First visit was a face to face interview with two developers about what I know, what are my expectations, what is the job position about.
Then I was given a test to complete at home by email.
The test required to build a responsive JS app that displays a list of games (based on a provided json file) user can search the list, view details about each game on another page, add/remove game from favorites, view/search his favorites on another page.
The requirements said that I was allowed to use js frameworks/libs but not too many (?).
The resulting SPA was a Angular 1.5 + Bootstrap written in ES6 that had 3 views, routing, deep linking, pagination, search. For the app I used a basic angular seed with some modifications by me.
On the second visit I had four interviews.
First interview with two developers to review the test.
They complained that I used too many libraries and my package.json is full of "libraries".
In fact my app had only two dependencies: Angular and Bootstrap. The rest where clearly marked as "devDependencies" used for tool-ing (webpack modules, karma, linting, babel es6 transpiling modules...).
Also they had the impression that I got everything from the seed. But my code was there and the app was performing as required.
If I used a seed it doesn't mean the app was magically created from the seed or that I don't understand what is there.
If I follow a JS pattern it doesn't mean I didn't write the code and everything comes from the pattern.
In conclusion I think the description of the test was wrong and too loose.
The interview also had some questions about Angular, some classic JS interview trick questions (e.g. what's the length of const x = [2]) and some fancy formulated questions about "CSS Paradigms" and another if the arrow function syntax uses "lexical scoping" for "this" asked after I already said in my own words that in arrow functions "this" is picked up from the surrounding function.
Second interview was about "What if...", "What would you do..." Kanban/SCRUM/Agile questions.
The person from the third interview didn't even read my CV, he asked "if they flew me in" but I actually live & work in Barcelona it's in the CV.
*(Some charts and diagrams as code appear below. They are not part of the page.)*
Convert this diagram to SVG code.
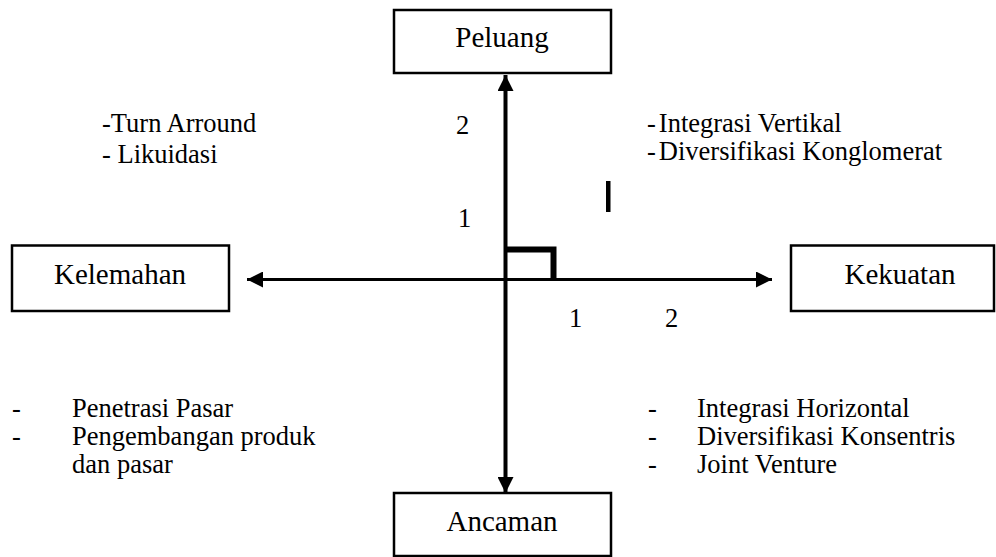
<svg xmlns="http://www.w3.org/2000/svg" width="996" height="557" viewBox="0 0 996 557" font-family="Liberation Serif, DejaVu Serif, Times New Roman, Times, serif">
  <defs>
    <style>
      .box { fill: #fff; stroke: #000; stroke-width: 2.5; }
      .lbl { font-family: 'Liberation Serif', 'DejaVu Serif', 'Times New Roman', Times, serif; font-size: 29px; fill: #000; text-anchor: middle; }
      .txt { font-family: 'Liberation Serif', 'DejaVu Serif', 'Times New Roman', Times, serif; font-size: 26.5px; fill: #000; }
      .axis { stroke: #000; fill: none; }
    </style>
    <marker id="head" viewBox="0 0 16 16" refX="16" refY="8" markerWidth="16" markerHeight="16" markerUnits="userSpaceOnUse" orient="auto">
      <path d="M0,0 L16,8 L0,16 Z" fill="#000"/>
    </marker>
  </defs>

  <rect width="996" height="557" fill="#fff"/>

  <!-- quadrant axes -->
  <g id="connectors">
    <line class="axis" x1="505.5" y1="280" x2="505.5" y2="75" stroke-width="4" marker-end="url(#head)"/>
    <line class="axis" x1="505.5" y1="280" x2="505.5" y2="493" stroke-width="4" marker-end="url(#head)"/>
    <line class="axis" x1="505" y1="279.5" x2="247" y2="279.5" stroke-width="3" marker-end="url(#head)"/>
    <line class="axis" x1="505" y1="279.5" x2="772" y2="279.5" stroke-width="3" marker-end="url(#head)"/>
    <!-- right-angle mark -->
    <path d="M506,249.5 L553.5,249.5 L553.5,279" fill="none" stroke="#000" stroke-width="6"/>
    <rect x="606" y="181" width="4.5" height="31" fill="#000"/>
  </g>

  <g id="peluang">
    <rect class="box" x="394" y="10" width="217" height="63"/>
    <text class="lbl" x="502" y="47">Peluang</text>
  </g>

  <g id="kelemahan">
    <rect class="box" x="12" y="245.5" width="217" height="65.5"/>
    <text class="lbl" x="120" y="284">Kelemahan</text>
  </g>

  <g id="kekuatan">
    <rect class="box" x="791" y="245.5" width="203" height="65.5"/>
    <text class="lbl" x="900" y="284">Kekuatan</text>
  </g>

  <g id="ancaman">
    <rect class="box" x="394" y="493" width="217" height="63"/>
    <text class="lbl" x="502" y="531">Ancaman</text>
  </g>

  <!-- scale marks -->
  <g id="scale">
    <text class="txt" x="456" y="134">2</text>
    <text class="txt" x="458" y="227">1</text>
    <text class="txt" x="569" y="327">1</text>
    <text class="txt" x="665" y="327">2</text>
  </g>

  <!-- strategy lists -->
  <g id="kuadran-kiri-atas">
    <text class="txt" x="102" y="132">-Turn Arround</text>
    <text class="txt" x="102" y="163">- Likuidasi</text>
  </g>

  <g id="kuadran-kanan-atas">
    <text class="txt" x="647" y="132">-<tspan dx="3">Integrasi Vertikal</tspan></text>
    <text class="txt" x="647" y="160">-<tspan dx="3">Diversifikasi Konglomerat</tspan></text>
  </g>

  <g id="kuadran-kiri-bawah">
    <text class="txt" x="12" y="417">-</text>
    <text class="txt" x="72" y="417">Penetrasi Pasar</text>
    <text class="txt" x="12" y="445">-</text>
    <text class="txt" x="72" y="445">Pengembangan produk</text>
    <text class="txt" x="72" y="473">dan pasar</text>
  </g>

  <g id="kuadran-kanan-bawah">
    <text class="txt" x="648" y="417">-</text>
    <text class="txt" x="697" y="417">Integrasi Horizontal</text>
    <text class="txt" x="648" y="445">-</text>
    <text class="txt" x="697" y="445">Diversifikasi Konsentris</text>
    <text class="txt" x="648" y="473">-</text>
    <text class="txt" x="697" y="473">Joint Venture</text>
  </g>
</svg>
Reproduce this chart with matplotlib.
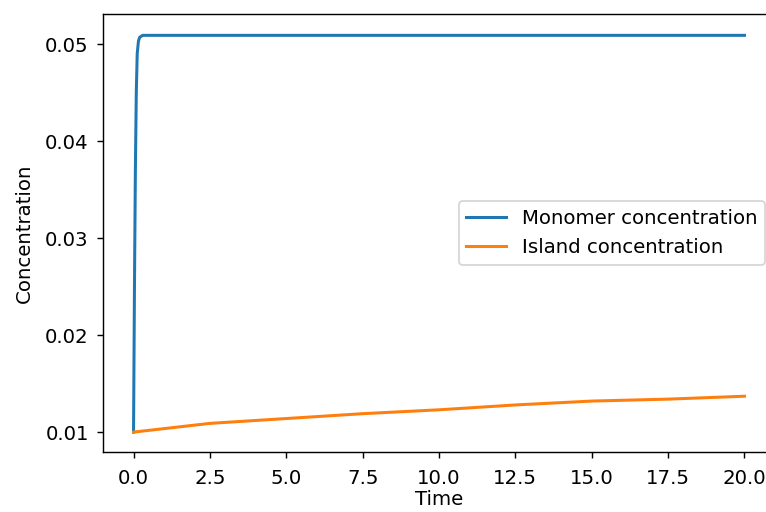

Also he was arguing that ES6 has static type checking. (maybe it was a trick ?)
The last interview... same boring questions all over again and some question about my work flow and my latest accomplishments.
Most of his questions where based on the previous answer, and it felt like he was looking for a negative answer (Eg. Q: but why did you choose this framework when the previous app was written using that framework. A: Because it felt right for that specific project and in that context )
In the third and last visit I had two interviews.
First it was with a developer that gave me some tests on a piece of paper using pseudo-code.
At first I thought he's going to ask me more JS related questions.
The questions where actually basic computer science questions about data structures, algorithms, big O complexity.
Even if the questions were easy, the position was for a front end engineer that builds standard UI's not a back end developer, a game developer or a computer scientist...
Anyway at least they didn't ask me to invert a binary tree on that paper because I would have just turned the page over.
The second interview again about me, my work flow, "what would you do...", Agile, Scrum.
After 7 interviews they said no and I lost two vacation days but I realized that maybe it's not the best place for me.